I hope this Website has met with your expectations, though please allow for the fact that there is a lot more I wish to do. Hopefully the functionality of the Website is OK and I can now get down to improving the content.
having read your introduction to the web-site, i will take more time to explore the additional information, hopefully enhancing my understanding of the facts surrounding the war…
Keep up the good work…
Thanks for "popping in". Hope you enjoy more visits.
I just found your site and am very interested in your research and links. My father, now 80, was born in Silesia and lived through this madness as a child and young adult. My mother, now 76, was born in the Ruhr area. It makes me cry when I think of what both my parents endured during and after the war and how little most people really know of that time.

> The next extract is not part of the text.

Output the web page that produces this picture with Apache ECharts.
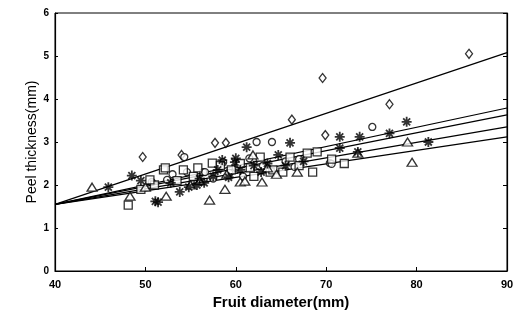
<!DOCTYPE html>
<html>
<head>
<meta charset="utf-8">
<script src="https://cdn.jsdelivr.net/npm/echarts@6/dist/echarts.min.js"></script>
<style>
  html, body { margin: 0; padding: 0; background: #fff; }
  #chart { width: 524px; height: 322px; }
</style>
</head>
<body>
<div id="chart"></div>
<script>
// fruit diameter (mm), peel thickness (mm) pairs per marker group
const diamondPts = [
  [49.7, 2.65], [54.0, 2.70], [57.7, 2.98], [58.9, 2.98], [66.2, 3.52],
  [69.6, 4.49], [69.9, 3.16], [77.0, 3.88], [85.8, 5.05]
];
const circlePts = [
  [50.7, 2.07], [52.4, 2.12], [54.3, 2.65], [54.6, 2.30], [56.4, 2.30],
  [56.6, 2.30], [58.6, 2.53], [60.0, 2.40], [62.3, 3.00], [64.0, 3.00],
  [63.0, 2.45], [65.5, 2.55], [70.4, 2.51], [70.6, 2.49], [75.1, 3.35],
  [67.0, 2.60], [60.8, 2.20], [57.5, 2.15], [53.0, 2.25], [59.3, 2.28],
  [61.5, 2.62], [66.5, 2.42]
];
const starPts = [
  [45.9, 1.95], [48.5, 2.22], [49.5, 2.10], [51.1, 1.62], [51.4, 1.60],
  [53.8, 1.84], [55.7, 2.00], [56.5, 2.05], [57.5, 2.20], [58.5, 2.58],
  [59.9, 2.53], [60.5, 2.35], [61.2, 2.88], [62.0, 2.45], [63.5, 2.50],
  [64.7, 2.70], [66.0, 2.98], [67.5, 2.55], [71.5, 3.12], [71.5, 2.86],
  [73.7, 3.12], [73.5, 2.77], [77.0, 3.20], [78.9, 3.47], [81.3, 3.00],
  [52.8, 2.05], [54.8, 1.95], [56.0, 2.15], [58.0, 2.35], [59.2, 2.18],
  [60.0, 2.62], [62.8, 2.30], [65.5, 2.45]
];
const squarePts = [
  [48.1, 1.53], [49.5, 1.90], [51.0, 2.00], [52.0, 2.35], [52.2, 2.40],
  [53.5, 2.10], [54.2, 2.35], [55.3, 2.20], [57.4, 2.51], [58.3, 2.45],
  [59.5, 2.35], [61.6, 2.40], [62.7, 2.65], [63.8, 2.30], [64.1, 2.35],
  [65.2, 2.30], [66.0, 2.65], [67.9, 2.74], [69.0, 2.77], [70.6, 2.60],
  [68.5, 2.30], [72.0, 2.50], [50.5, 2.12], [55.8, 2.40], [60.5, 2.50],
  [62.0, 2.20], [67.0, 2.45]
];
const trianglePts = [
  [44.1, 1.95], [48.3, 1.74], [50.0, 1.95], [52.3, 1.74], [55.0, 2.00],
  [57.1, 1.65], [58.8, 1.90], [60.5, 2.07], [61.0, 2.09], [61.9, 2.70],
  [62.9, 2.07], [64.5, 2.25], [66.8, 2.30], [73.5, 2.74], [79.0, 3.00],
  [79.5, 2.53], [56.0, 2.10], [59.0, 2.25], [63.5, 2.40]
];

// regression lines: value at x = 40 and x = 90
const lineEnds = [
  [1.55, 5.08],
  [1.55, 3.79],
  [1.55, 3.63],
  [1.55, 3.35],
  [1.55, 3.12]
];
const xTicks = [40, 50, 60, 70, 80, 90];
const yTicks = [0, 1, 2, 3, 4, 5, 6];

const ink = '#000';
const fontFamily = '"Liberation Sans", Arial, sans-serif';
const asterisk = 'path://M0,-5L0,5M-5,0L5,0M-3.5,-3.5L3.5,3.5M-3.5,3.5L3.5,-3.5';

const hollow = { color: '#fff', borderColor: ink, borderWidth: 1.3 };

const scatter = (data, symbol, size, style) => ({
  type: 'scatter',
  data,
  symbol,
  symbolSize: size,
  itemStyle: style || hollow,
  z: 3
});

const chart = echarts.init(document.getElementById('chart'), null, { renderer: 'canvas' });

chart.setOption({
  animation: false,
  backgroundColor: '#fff',
  grid: { left: 55, right: 17, top: 13, bottom: 51, show: true, borderColor: ink, borderWidth: 1 },
  xAxis: {
    type: 'value',
    min: xTicks[0],
    max: xTicks[xTicks.length - 1],
    interval: 10,
    name: 'Fruit diameter(mm)',
    nameLocation: 'middle',
    nameGap: 24,
    nameTextStyle: { color: ink, fontSize: 15, fontFamily, fontWeight: 'bold' },
    axisLine: { show: true, lineStyle: { color: ink, width: 1.2 } },
    axisTick: { show: true, inside: true, length: 4, lineStyle: { color: ink } },
    axisLabel: { color: ink, fontSize: 11, fontWeight: 'bold', fontFamily, margin: 8 },
    splitLine: { show: false }
  },
  yAxis: [
    {
      type: 'value',
      min: yTicks[0],
      max: yTicks[yTicks.length - 1],
      interval: 1,
      name: 'Peel thickness(mm)',
      nameLocation: 'middle',
      nameGap: 16,
      nameMoveOverlap: false,
      nameTextStyle: { color: ink, fontSize: 14, fontFamily },
      axisLine: { show: true, lineStyle: { color: ink, width: 1.2 } },
      axisTick: { show: true, inside: true, length: 3, lineStyle: { color: ink } },
      axisLabel: { color: ink, fontSize: 10, fontWeight: 'bold', fontFamily, margin: 6 },
      splitLine: { show: false }
    },
    {
      type: 'value',
      position: 'right',
      min: yTicks[0],
      max: yTicks[yTicks.length - 1],
      interval: 1,
      axisLine: { show: true, lineStyle: { color: ink, width: 1.2 } },
      axisTick: { show: true, inside: true, length: 4, lineStyle: { color: ink } },
      axisLabel: { show: false },
      splitLine: { show: false }
    }
  ],
  series: [
    ...lineEnds.map(([a, b]) => ({
      type: 'line',
      data: [[xTicks[0], a], [xTicks[xTicks.length - 1], b]],
      showSymbol: false,
      lineStyle: { color: ink, width: 1.2 },
      z: 2
    })),
    scatter(diamondPts, 'diamond', [7, 9]),
    scatter(circlePts, 'circle', 7),
    scatter(squarePts, 'rect', 8),
    scatter(trianglePts, 'triangle', [10, 8]),
    scatter(starPts, asterisk, 10, { color: 'none', borderColor: ink, borderWidth: 1.8 })
  ]
});
</script>
</body>
</html>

I will be back (I am bookmarking it now!) when I have more time to really look through your information. Thank you for being here.
Many thanks for posting your initial comments. I trust your return is worthwhile. It was only four years ago that I actually heard of Silesia for the first time. It is very sad that more people are not aware of what happened after the war was supposed to have ended. Comments such as yours make my small endevour to inform people as to where they can find out more seem worthwhile and are really appreciated.
The expulsion of the Germans l945-l947 was a major crime. Some l5 million Germans, mainly old men, old women, mothers, girls and boys, were brutally driven from their ancient homes in Silesia, East Prussia, West Prussia, Eastern Brandenburg and East Pomerania. Of the 15 million, some two to three million were killed or died. There were numerous incidents of murder, mass rape of German women, old women and young girls ages 8 to 80, and the plundering of private property. These acts were committed by Poles, Czechs and Russians and they are a black page on the history of all these countries. Why do you Poles hate (fear?) Erika Steinbach so much. Don't the Germans who were mercilessly expelled from their Homeland have the right to remember what happened to them? It doesn't matter where Frau Steinbach came from. She has the authority and the support of the German expellees. As our famous president Abraham Lincoln said: 'Nothing is settled until it is settled fairly.' The Oder-Neisse Line is still not a fair solution and until a better solution is found, there will be no real peace. The crimes committed AGAINST the Germans in World War II by the Allies were as terrible as those committed BY the Germans. The Poles, Czechs and others need to admit the crimes they committed against the Germans during the Expulsion. Many of us here in the USA know the truth about the crimes committed against the Germans (the Expulsion, the murderous air war that cost 500,000 German lives and the treatment of German POWS by the Americans on the Rhine fields. We don't need the hateful propaganda and falsehoods coming from Eastern Europe. I certainly know what the Poles themselves suffered, but it does
not change the reality and horror of the Expulsion of the Germans.
Many thanks for your contribution. So glad to get other people to comment on such a sad time as this must have been.